Jair Bolsonaro é o primeiro presidente eleito pelo voto popular que não tem poder para demitir um dos seus ministros. Um fato raro, se não inédito, na história da República. Essa descrição é a que melhor se encaixa a tudo que nós repórteres e comentaristas políticos publicamos nas últimas duas semanas sobre as relações entre Bolsonaro e seu ministro da Justiça e Segurança Pública – há vasto material na internet. O resumo da opera é que Sergio Moro tem mais prestígio popular que o presidente. Por conta da sua atuação como juiz da 13ª Vara da Justiça Federal em Curitiba (PR), na Operação Lava Jato. Os repórteres de meia-idade para frente vão se lembrar da história. Nos anos 1990, popularizou-se na imprensa nacional uma palavra que descreve perfeitamente a situação do ministro Moro: ele é imexível.
A palavra imexível foi incorporada ao dicionário político por Antônio Rogério Magri, um ex-sindicalista alçado à condição de ministro do Trabalho no governo do presidente Fernando Collor de Mello. Collor governou entre 1990 e 1992 e Magri sempre tinha espaço na imprensa porque era mestre em ressuscitar palavras engraçadas. Na ocasião, um repórter perguntou ao ministro se haveria uma redução salarial no país, ao que Magri respondeu: “O salário do trabalhador é imexível”. A palavra caiu no agrado dos jornalistas, que passaram a utilizá-la para descrever diversas situações.

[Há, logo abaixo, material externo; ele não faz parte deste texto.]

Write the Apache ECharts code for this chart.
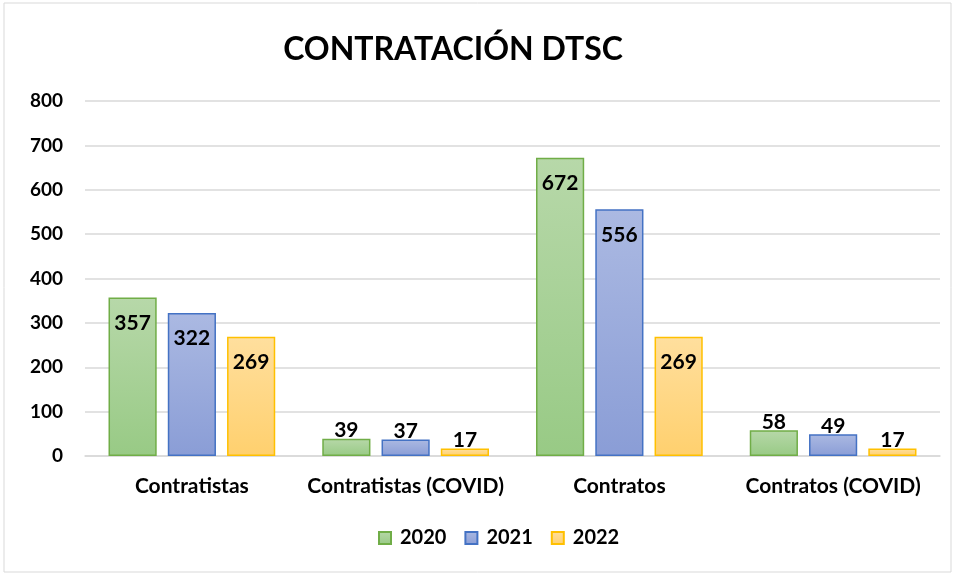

Um dos sinônimos de imexível é intocável, que creio ser o que melhor se ajusta para descrever a atual situação de Moro no governo. Refletindo sobre tudo que tenho lido, visto e escutado a respeito do que acontece entre o ministro e o presidente, a conclusão que chego é que Moro está envolvido em jogo muito perigoso com Bolsonaro. No dia 12 de janeiro, eu publiquei o post “Sergio Moro é J. Edgar Hoover do governo Bolsonaro?” No texto, lembro que, pela sua atuação na Lava Jato, o ministro tem acesso a informações de primeira linha na Justiça, na Polícia Federal (PF) e em outros órgãos governamentais. O que não falei, até porque só tinha ouvido boato e a confirmação veio depois da publicação, é que os filhos do presidente montaram uma espécie de “serviço de inteligência” que atua em toda a máquina administrativa em busca de informações sobre “os inimigos do Bolsonaro”.
Não podemos apontar o dedo e dizer que Moro é um dos inimigos de Bolsonaro. Isso não existe em política. Como diz o dito popular: “O inimigo do meu inimigo é meu amigo”. Mas é importante sabermos quem apoia quem dentro da máquina governamental. Nós repórteres sabemos que construir uma rede de fontes dentro de um governo é complicado. Ainda mais um com o perfil do atual, em que a maioria dos funcionários públicos de carreira está desconfiada das intenções de Paulo Guedes, o ministro da Economia, que de cada dez palavras que fala, em metade defende as privatizações. Ontem (27/01), o presidente falou em “guerra de informações” que estaria sendo travada entre o seu governo e a imprensa tradicional. Digo o seguinte. Todas as avaliações que estávamos fazendo, inclusive a da relação de Bolsonaro com Moro, são lastreadas em números de pesquisas sobre popularidade. O que acontece entre os dois dentro de quatro paredes, eu ainda não vi publicado. Hoje o que estamos publicando é um verdadeiro festival de afirmações baseada, a maioria, em boatos. De concreto, o que existe entre Moro e Bolsonaro é que o ex-juiz condenou o rival político do atual presidente, o ex-presidente Luiz Inácio Lula da Silva (PT-SP), e largou a carreira para se tornar ministro. Isso é fato. O resto são teses que temos a respeito do que possa estar acontecendo.
Sou de opinião que a imprensa nacional está perdendo o foco na cobertura do governo federal. Estamos dando imensos espaços para “disputas de beleza” e deixando de lado questões fundamentais para o nosso leitor, como é a questão do desemprego. Do colapso da máquina pública, como no caso das filas do INSS. São essas coisas que dizem respeito ao cotidiano do nosso leitor. O resto é conversa que entra em um ouvido e sai no outro. É simples assim.